■ What this task involves
Look at the data below and print exactly the lines from its first line through the line with "from matplotlib.patches import Rectangle"; the pictures stay out of the copy.

■ Data shown

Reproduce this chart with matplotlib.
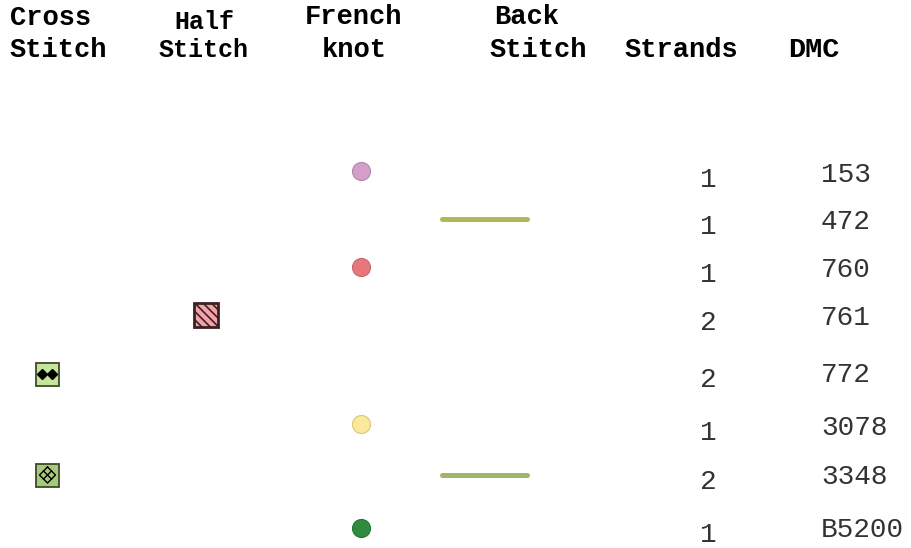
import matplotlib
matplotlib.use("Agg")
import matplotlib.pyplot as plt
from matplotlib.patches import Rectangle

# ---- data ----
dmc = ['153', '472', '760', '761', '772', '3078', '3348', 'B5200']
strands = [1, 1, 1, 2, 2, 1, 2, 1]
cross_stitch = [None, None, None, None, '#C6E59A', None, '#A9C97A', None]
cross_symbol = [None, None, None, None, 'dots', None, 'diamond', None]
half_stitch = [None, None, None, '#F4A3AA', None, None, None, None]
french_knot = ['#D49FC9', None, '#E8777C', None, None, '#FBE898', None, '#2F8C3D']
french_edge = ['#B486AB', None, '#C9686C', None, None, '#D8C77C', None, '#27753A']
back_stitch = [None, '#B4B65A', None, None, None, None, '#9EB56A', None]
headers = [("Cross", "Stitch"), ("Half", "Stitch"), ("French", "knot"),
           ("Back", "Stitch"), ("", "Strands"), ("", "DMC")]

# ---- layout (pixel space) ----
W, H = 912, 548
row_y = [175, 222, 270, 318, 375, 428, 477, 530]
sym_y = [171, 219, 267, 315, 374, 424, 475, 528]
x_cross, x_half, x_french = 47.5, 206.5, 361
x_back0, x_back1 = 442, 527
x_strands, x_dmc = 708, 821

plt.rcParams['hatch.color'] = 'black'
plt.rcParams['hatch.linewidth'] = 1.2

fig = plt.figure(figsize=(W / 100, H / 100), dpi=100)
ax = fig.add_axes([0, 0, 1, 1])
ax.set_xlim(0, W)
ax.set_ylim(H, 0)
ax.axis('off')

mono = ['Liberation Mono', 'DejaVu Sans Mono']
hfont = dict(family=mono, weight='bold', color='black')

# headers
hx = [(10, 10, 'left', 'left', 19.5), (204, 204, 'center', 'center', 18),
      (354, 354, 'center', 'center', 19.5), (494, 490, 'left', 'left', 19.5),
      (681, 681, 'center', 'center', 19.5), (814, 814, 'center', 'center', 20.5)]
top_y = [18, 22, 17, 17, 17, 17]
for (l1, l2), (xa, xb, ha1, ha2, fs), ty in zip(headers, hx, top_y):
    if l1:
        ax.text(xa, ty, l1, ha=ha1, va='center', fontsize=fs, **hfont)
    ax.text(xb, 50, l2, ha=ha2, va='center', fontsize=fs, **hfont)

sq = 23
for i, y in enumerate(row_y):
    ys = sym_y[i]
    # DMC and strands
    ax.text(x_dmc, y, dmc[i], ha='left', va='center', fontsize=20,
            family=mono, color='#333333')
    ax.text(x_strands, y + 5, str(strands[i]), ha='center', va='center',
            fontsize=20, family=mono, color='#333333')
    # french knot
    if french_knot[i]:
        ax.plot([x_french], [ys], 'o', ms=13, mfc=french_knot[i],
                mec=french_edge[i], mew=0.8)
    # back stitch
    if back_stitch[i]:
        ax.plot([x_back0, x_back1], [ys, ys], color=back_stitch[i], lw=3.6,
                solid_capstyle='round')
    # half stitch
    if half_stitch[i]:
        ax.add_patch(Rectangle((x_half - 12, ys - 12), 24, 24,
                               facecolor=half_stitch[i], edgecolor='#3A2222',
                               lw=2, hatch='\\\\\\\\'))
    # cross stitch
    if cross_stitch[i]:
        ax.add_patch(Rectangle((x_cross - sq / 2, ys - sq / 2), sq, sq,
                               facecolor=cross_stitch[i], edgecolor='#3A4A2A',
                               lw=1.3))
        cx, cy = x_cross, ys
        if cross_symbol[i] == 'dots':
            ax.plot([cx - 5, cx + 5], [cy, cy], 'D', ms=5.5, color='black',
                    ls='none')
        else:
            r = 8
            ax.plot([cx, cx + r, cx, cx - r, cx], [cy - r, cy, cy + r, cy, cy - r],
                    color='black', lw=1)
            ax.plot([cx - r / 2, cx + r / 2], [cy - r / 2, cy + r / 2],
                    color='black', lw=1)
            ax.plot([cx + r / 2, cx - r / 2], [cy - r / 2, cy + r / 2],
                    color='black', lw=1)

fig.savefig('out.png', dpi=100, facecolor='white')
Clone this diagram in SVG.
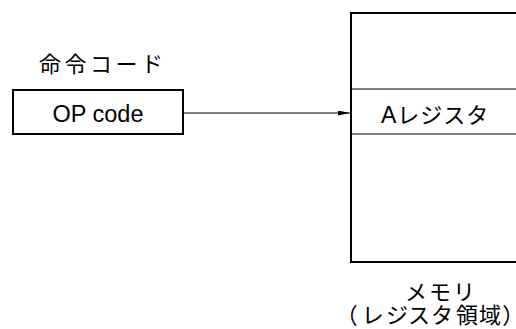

■ Task output
Reproduce this chart with matplotlib.
import matplotlib
matplotlib.use("Agg")
import matplotlib.pyplot as plt
from matplotlib.patches import Rectangle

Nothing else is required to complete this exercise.